» INSTRUCTIONS TO FOLLOW:
Below are the records; copy each line in them that holds the word "this".

» DATA EXTRACT:
---+---

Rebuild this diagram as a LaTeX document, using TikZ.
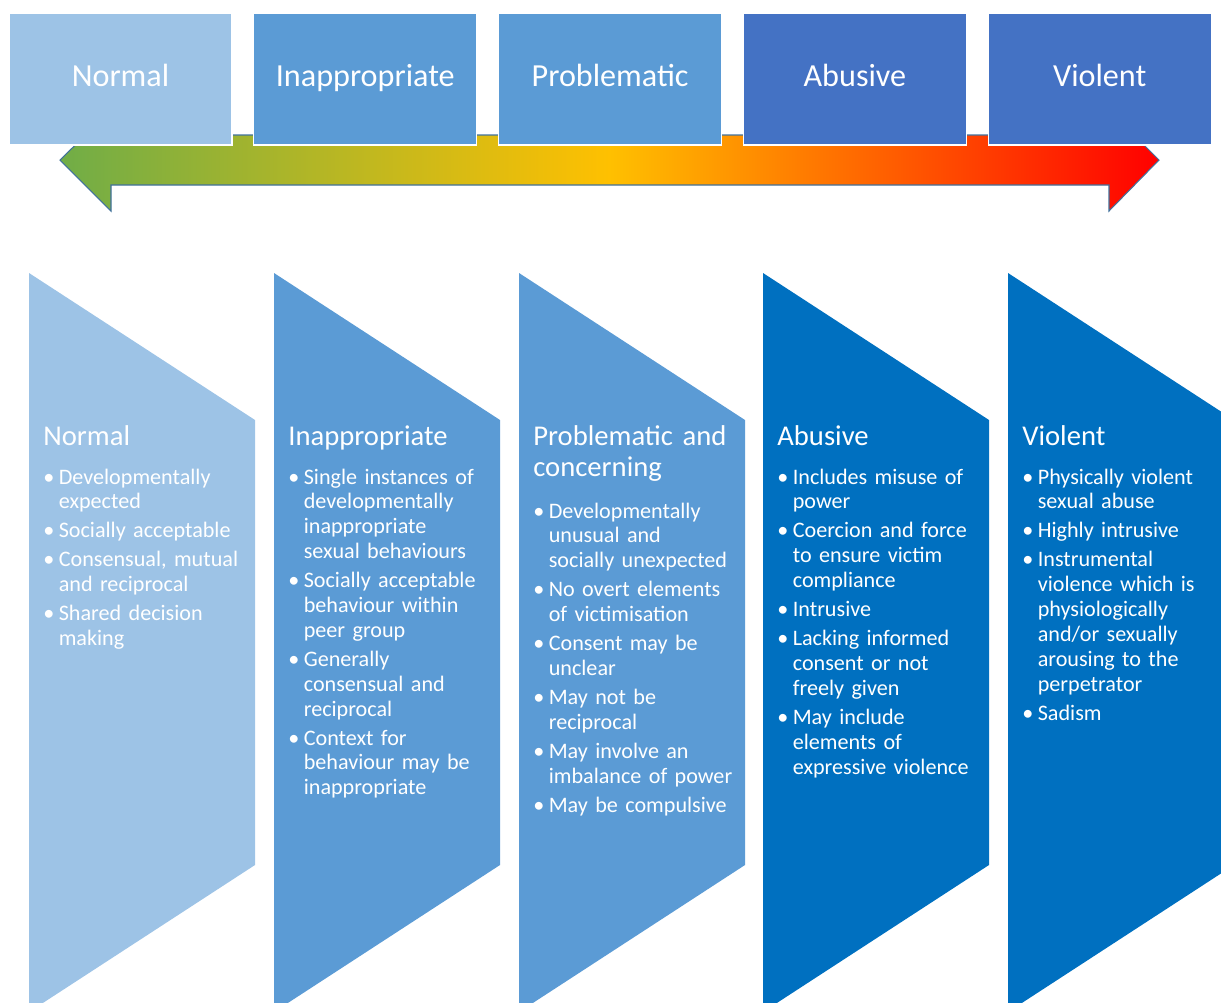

---+---

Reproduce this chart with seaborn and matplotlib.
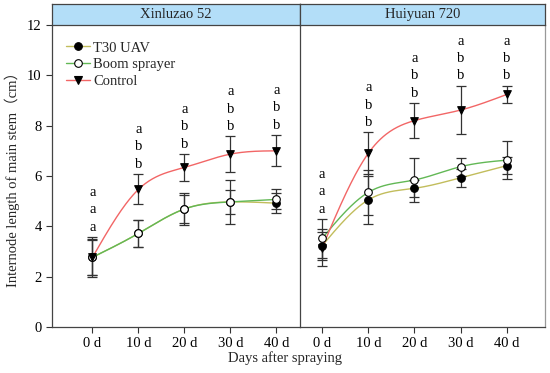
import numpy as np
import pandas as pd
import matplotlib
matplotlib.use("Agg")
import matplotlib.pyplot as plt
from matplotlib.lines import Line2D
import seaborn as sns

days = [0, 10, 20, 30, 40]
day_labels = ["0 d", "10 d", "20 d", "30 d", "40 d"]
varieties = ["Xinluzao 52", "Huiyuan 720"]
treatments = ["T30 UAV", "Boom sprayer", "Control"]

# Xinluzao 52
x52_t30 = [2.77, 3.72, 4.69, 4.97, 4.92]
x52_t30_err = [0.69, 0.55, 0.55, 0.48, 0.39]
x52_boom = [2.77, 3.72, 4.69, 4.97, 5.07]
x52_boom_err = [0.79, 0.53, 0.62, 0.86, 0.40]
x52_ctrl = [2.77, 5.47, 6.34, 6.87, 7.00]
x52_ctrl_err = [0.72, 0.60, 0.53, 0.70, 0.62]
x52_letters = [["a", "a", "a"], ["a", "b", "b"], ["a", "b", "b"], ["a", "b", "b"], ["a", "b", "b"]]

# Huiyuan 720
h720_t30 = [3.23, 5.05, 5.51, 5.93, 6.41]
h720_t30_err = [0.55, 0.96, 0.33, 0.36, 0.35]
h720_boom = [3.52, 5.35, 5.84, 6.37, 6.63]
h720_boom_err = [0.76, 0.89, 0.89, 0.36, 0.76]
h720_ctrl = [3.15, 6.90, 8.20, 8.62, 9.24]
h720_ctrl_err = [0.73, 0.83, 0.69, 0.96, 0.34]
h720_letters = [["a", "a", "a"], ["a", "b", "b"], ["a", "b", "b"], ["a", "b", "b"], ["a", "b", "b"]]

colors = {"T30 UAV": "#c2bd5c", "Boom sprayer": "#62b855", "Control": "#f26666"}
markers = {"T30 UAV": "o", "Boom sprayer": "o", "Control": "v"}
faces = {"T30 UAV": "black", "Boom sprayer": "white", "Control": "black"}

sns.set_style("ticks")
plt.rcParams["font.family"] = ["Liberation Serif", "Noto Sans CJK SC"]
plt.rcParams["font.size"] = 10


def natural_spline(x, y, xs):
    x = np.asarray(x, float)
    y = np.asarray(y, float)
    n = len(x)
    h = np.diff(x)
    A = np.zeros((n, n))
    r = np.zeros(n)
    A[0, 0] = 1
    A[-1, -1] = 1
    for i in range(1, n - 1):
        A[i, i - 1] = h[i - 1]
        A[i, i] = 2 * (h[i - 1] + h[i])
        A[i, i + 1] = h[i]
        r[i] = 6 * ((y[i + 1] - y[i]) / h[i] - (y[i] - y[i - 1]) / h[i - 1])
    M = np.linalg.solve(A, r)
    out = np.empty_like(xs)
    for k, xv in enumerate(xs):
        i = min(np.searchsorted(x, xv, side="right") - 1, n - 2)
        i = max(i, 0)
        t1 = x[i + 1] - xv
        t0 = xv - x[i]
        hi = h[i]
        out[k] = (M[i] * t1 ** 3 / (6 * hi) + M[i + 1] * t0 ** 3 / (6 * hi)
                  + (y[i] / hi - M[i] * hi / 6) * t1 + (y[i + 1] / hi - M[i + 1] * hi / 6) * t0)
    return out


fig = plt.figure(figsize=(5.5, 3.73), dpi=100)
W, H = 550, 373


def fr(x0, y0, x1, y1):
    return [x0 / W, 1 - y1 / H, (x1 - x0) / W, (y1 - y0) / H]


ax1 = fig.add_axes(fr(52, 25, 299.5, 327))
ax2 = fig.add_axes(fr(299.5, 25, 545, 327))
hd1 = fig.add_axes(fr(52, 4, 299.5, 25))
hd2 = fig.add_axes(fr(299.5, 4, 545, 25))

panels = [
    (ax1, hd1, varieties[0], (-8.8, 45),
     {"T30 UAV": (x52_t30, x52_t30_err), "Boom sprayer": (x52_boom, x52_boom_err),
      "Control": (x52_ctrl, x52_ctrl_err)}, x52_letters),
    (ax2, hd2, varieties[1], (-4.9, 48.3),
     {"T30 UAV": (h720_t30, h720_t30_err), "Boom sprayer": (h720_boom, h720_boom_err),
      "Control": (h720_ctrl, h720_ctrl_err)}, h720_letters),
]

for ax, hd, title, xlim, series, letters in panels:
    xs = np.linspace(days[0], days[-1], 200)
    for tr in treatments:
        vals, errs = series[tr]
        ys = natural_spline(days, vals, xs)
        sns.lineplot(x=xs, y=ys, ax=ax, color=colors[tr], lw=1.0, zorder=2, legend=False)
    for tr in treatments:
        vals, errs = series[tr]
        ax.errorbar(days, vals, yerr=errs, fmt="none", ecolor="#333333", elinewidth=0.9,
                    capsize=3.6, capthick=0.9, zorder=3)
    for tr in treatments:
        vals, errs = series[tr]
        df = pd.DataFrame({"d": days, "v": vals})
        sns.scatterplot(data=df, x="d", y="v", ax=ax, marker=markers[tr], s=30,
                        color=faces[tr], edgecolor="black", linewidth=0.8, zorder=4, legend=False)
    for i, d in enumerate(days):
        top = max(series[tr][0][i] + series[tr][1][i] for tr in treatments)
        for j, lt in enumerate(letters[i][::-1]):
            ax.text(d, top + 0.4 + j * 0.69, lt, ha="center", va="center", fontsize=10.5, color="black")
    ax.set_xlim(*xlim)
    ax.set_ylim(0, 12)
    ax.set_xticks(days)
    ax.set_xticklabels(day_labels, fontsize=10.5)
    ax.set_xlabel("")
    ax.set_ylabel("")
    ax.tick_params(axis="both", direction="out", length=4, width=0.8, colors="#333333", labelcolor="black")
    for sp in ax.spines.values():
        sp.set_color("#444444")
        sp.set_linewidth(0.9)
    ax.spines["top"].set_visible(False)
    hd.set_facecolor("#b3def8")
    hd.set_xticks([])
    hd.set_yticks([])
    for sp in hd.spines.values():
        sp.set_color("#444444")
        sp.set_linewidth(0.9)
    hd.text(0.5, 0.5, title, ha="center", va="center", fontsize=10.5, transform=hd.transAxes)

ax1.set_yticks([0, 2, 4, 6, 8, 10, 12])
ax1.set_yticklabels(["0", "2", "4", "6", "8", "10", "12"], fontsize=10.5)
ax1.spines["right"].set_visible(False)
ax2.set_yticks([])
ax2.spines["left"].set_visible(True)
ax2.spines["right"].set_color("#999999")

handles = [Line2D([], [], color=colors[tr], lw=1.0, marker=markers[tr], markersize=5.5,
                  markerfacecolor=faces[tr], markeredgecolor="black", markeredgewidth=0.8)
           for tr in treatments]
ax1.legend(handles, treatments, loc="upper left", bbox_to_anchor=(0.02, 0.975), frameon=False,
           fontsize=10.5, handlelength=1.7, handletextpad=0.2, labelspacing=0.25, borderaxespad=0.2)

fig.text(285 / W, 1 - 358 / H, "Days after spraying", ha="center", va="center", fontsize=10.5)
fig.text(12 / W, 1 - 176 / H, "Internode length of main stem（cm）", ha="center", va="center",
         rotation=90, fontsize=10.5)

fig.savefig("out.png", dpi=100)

---+---

» EXERCISE RESULT:
Rebuild this diagram as a LaTeX document, using TikZ.
Reproduce this chart with seaborn and matplotlib.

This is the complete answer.